The intense and intimate story of espionage involving Soviet and American agents; one of the latter was the author’s father.
Dillon, a veteran journalist who served as the president of Reader’s Digest and has worked for Vogue, Harper’s, the New Yorker, and other publications, debuts with a tale full of intrigue, ignorance, treason, treachery, family, greed, and loyalty—to country, to lucre, to human rights. The author tells us about two families: her own and that of Dmitri Fedorovich Polyakov, a high-ranking Soviet intelligence official, who, for decades, shared critical information with his American counterparts, including Dillon’s father. With detail and technique that are almost novelistic, the author alternates the stories of the two families and describes her awareness, much later on, that her father was a CIA agent.

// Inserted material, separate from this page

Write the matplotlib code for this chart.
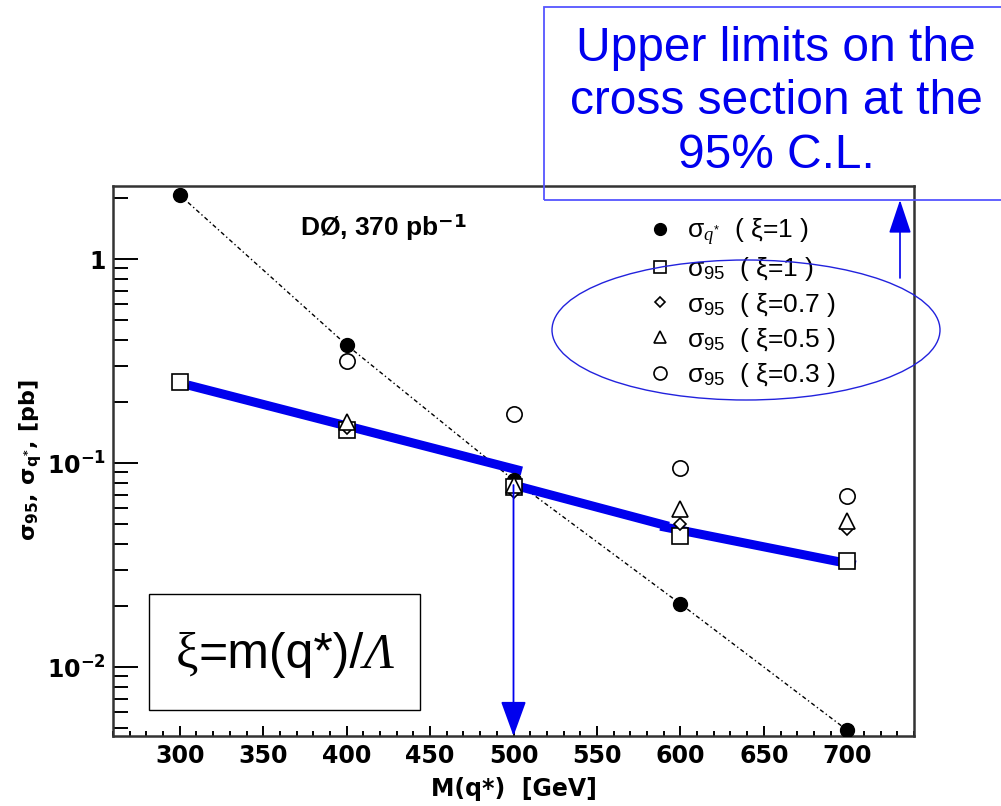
import numpy as np
import matplotlib.pyplot as plt
from matplotlib.patches import Ellipse, Rectangle, FancyArrowPatch
from matplotlib.ticker import FixedLocator, NullFormatter
from matplotlib.offsetbox import TextArea, HPacker, AnnotationBbox

plt.rcParams['mathtext.fontset'] = 'custom'
plt.rcParams['mathtext.rm'] = 'Liberation Sans'
plt.rcParams['mathtext.it'] = 'Liberation Serif:italic'
plt.rcParams['mathtext.bf'] = 'DejaVu Sans:bold'

# values
mass = [300, 400, 500, 600, 700]
sig_qstar = [2.06, 0.379, 0.0826, 0.0204, 0.0049]     # sigma_q* (xi=1)
sig95_x10 = [0.249, 0.145, 0.076, 0.0439, 0.0331]     # sigma_95 (xi=1)
mass4 = [400, 500, 600, 700]
sig95_x07 = [0.148, 0.072, 0.0502, 0.0475]
sig95_x05 = [0.159, 0.078, 0.0595, 0.052]
sig95_x03 = [0.316, 0.174, 0.094, 0.069]

# hand drawn blue guide line (three pieces)
blue_m = [[305, 505], [500, 593], [588, 705]]
blue_s = [[0.241, 0.0914], [0.078, 0.049], [0.049, 0.0316]]

xticks = [300, 350, 400, 450, 500, 550, 600, 650, 700]
yticks = [0.01, 0.1, 1]
ylabels = [r'$\mathbf{10^{-2}}$', r'$\mathbf{10^{-1}}$', r'$\mathbf{1}$']

fig = plt.figure(figsize=(10.01, 8.06), dpi=100)
W, H = 1001, 806
ax = fig.add_axes([113 / W, 1 - 736 / H, (914 - 113) / W, (736 - 186) / H])
ax.set_yscale('log')
ax.set_xlim(260, 740)
ax.set_ylim(0.00459, 2.28)

ax.plot(mass, sig_qstar, color='black', lw=1, ls=(0, (3, 2, 1, 2)), zorder=2)
for m, s in zip(blue_m, blue_s):
    ax.plot(m, s, color='#0000ee', lw=6.5, solid_capstyle='butt', zorder=3)

ax.plot(mass, sig_qstar, 'o', color='black', ms=10, ls='none', zorder=4,
        label=r'$\mathrm{\sigma}_{q^{*}}$  ( $\mathrm{\xi}$=1 )')
ax.plot(mass, sig95_x10, 's', mfc='white', mec='black', mew=1.2, ms=11, ls='none', zorder=4,
        label=r'$\mathrm{\sigma}_{95}$  ( $\mathrm{\xi}$=1 )')
ax.plot(mass4, sig95_x07, 'D', mfc='white', mec='black', mew=1.2, ms=6, ls='none', zorder=4,
        label=r'$\mathrm{\sigma}_{95}$  ( $\mathrm{\xi}$=0.7 )')
ax.plot(mass4, sig95_x05, '^', mfc='white', mec='black', mew=1.2, ms=11, ls='none', zorder=4,
        label=r'$\mathrm{\sigma}_{95}$  ( $\mathrm{\xi}$=0.5 )')
ax.plot(mass4, sig95_x03, 'o', mfc='white', mec='black', mew=1.2, ms=11, ls='none', zorder=4,
        label=r'$\mathrm{\sigma}_{95}$  ( $\mathrm{\xi}$=0.3 )')

# vertical arrow at 500 GeV
ax.add_patch(FancyArrowPatch((500, 0.078), (500, 0.00459), arrowstyle='-|>,head_length=22,head_width=8',
                             mutation_scale=1, color='#0000ee', lw=1.3, shrinkA=0, shrinkB=0, zorder=5,
                             clip_on=False))

ax.xaxis.set_major_locator(FixedLocator(xticks))
ax.xaxis.set_minor_locator(FixedLocator(np.arange(260, 741, 10)))
ax.yaxis.set_major_locator(FixedLocator(yticks))
ax.yaxis.set_minor_locator(FixedLocator([k * 10.0 ** e for e in (-3, -2, -1, 0) for k in range(2, 10)]))
ax.yaxis.set_minor_formatter(NullFormatter())
ax.set_yticklabels(ylabels)
ax.set_xticklabels([str(t) for t in xticks])
for lbl in ax.get_xticklabels():
    lbl.set_fontweight('bold')
    lbl.set_family('DejaVu Sans')
ax.tick_params(axis='both', which='both', direction='in', top=False, right=False, width=1.4, labelsize=17)
ax.tick_params(axis='y', which='major', length=18, pad=5)
ax.tick_params(axis='y', which='minor', length=11)
ax.tick_params(axis='x', which='major', length=7, pad=6)
ax.tick_params(axis='x', which='minor', length=3.6)
for sp in ax.spines.values():
    sp.set_linewidth(1.8)
    sp.set_color('#333333')

ax.set_xlabel('M(q*)  [GeV]', fontsize=17, fontweight='bold', family='DejaVu Sans', labelpad=6)
fig.text(31 / W, 1 - 460 / H, r'$\mathbf{\sigma_{95},\ \sigma_{q^{*}},\ [pb]}$', rotation=90,
         fontsize=16, ha='center', va='center')

fig.text(300 / W, 1 - 236 / H, r'DØ, 370 pb$^{\mathbf{-1}}$', fontsize=19, fontweight='bold',
         family='Liberation Sans', ha='left', va='baseline')

ax.legend(loc='upper left', bbox_to_anchor=(634 / W, 1 - 204 / H), bbox_transform=fig.transFigure,
          frameon=False, prop={'family': 'Liberation Sans', 'size': 19},
          handlelength=1.0, handletextpad=0.5, labelspacing=0.27, borderpad=0, markerscale=0.85)

# annotation boxes and shapes
fig.add_artist(Ellipse((746 / W, 1 - 330 / H), 388 / W, 140 / H, transform=fig.transFigure,
                       fill=False, ec='#2222dd', lw=1.0))
fig.add_artist(FancyArrowPatch((900 / W, 1 - 278 / H), (900 / W, 1 - 200 / H), transform=fig.transFigure,
                               arrowstyle='-|>,head_length=21,head_width=7', mutation_scale=1,
                               color='#0000ee', lw=1.2, shrinkA=0, shrinkB=0))
fig.add_artist(Rectangle((544 / W, 1 - 200 / H), 470 / W, 193 / H, transform=fig.transFigure,
                         fill=False, ec='#5555ff', lw=1.3))
fig.text(776 / W, 1 - 102 / H, 'Upper limits on the\ncross section at the\n95% C.L.', color='#0000ee',
         fontsize=34.5, family='Liberation Sans', ha='center', va='center', linespacing=1.25)

fig.add_artist(Rectangle((149 / W, 1 - 710 / H), 271 / W, 116 / H, transform=fig.transFigure,
                         fc='white', ec='black', lw=1.0))
pieces = [TextArea('ξ', textprops=dict(fontsize=36, family='Liberation Serif')),
          TextArea('=m(q*)/', textprops=dict(fontsize=36, family='Liberation Sans')),
          TextArea('Λ', textprops=dict(fontsize=36, family='Liberation Serif', style='italic'))]
box = HPacker(children=pieces, align='baseline', pad=0, sep=0)
fig.add_artist(AnnotationBbox(box, (285 / W, 1 - 655 / H), xycoords='figure fraction', frameon=False,
                              box_alignment=(0.5, 0.5)))

fig.savefig('out.png', dpi=100)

Appearing in the text are some names familiar to followers of spy stories: Kim Philby, Philip Agee, and, most grievously in this particular story, Aldrich Ames. Using multiple interviews of principals and her comprehensive research, Dillon shows the internecine battles within the CIA, the fierce paranoia evident among many on both sides of the Iron Curtain, and the failure of intelligence officials to see the traitorous behavior that, in some cases, was flaring prominently. Ames, for example, was living a life that was far beyond his means, yet it took years for his superiors to catch on; likewise, the Soviets could not believe that a decorated hero like Polyakov would betray his country. Throughout the narrative, the author weaves the personal family stories of both of her principals—her own, of course, but she awards special attention to Polyakov’s son, Alexander, who also was working in intelligence but was unaware of his father’s alliances. We know the outcomes, so the dramatic irony is piercing.
Reads like a fine spy novel whose ending we know but whose story transports us nonetheless.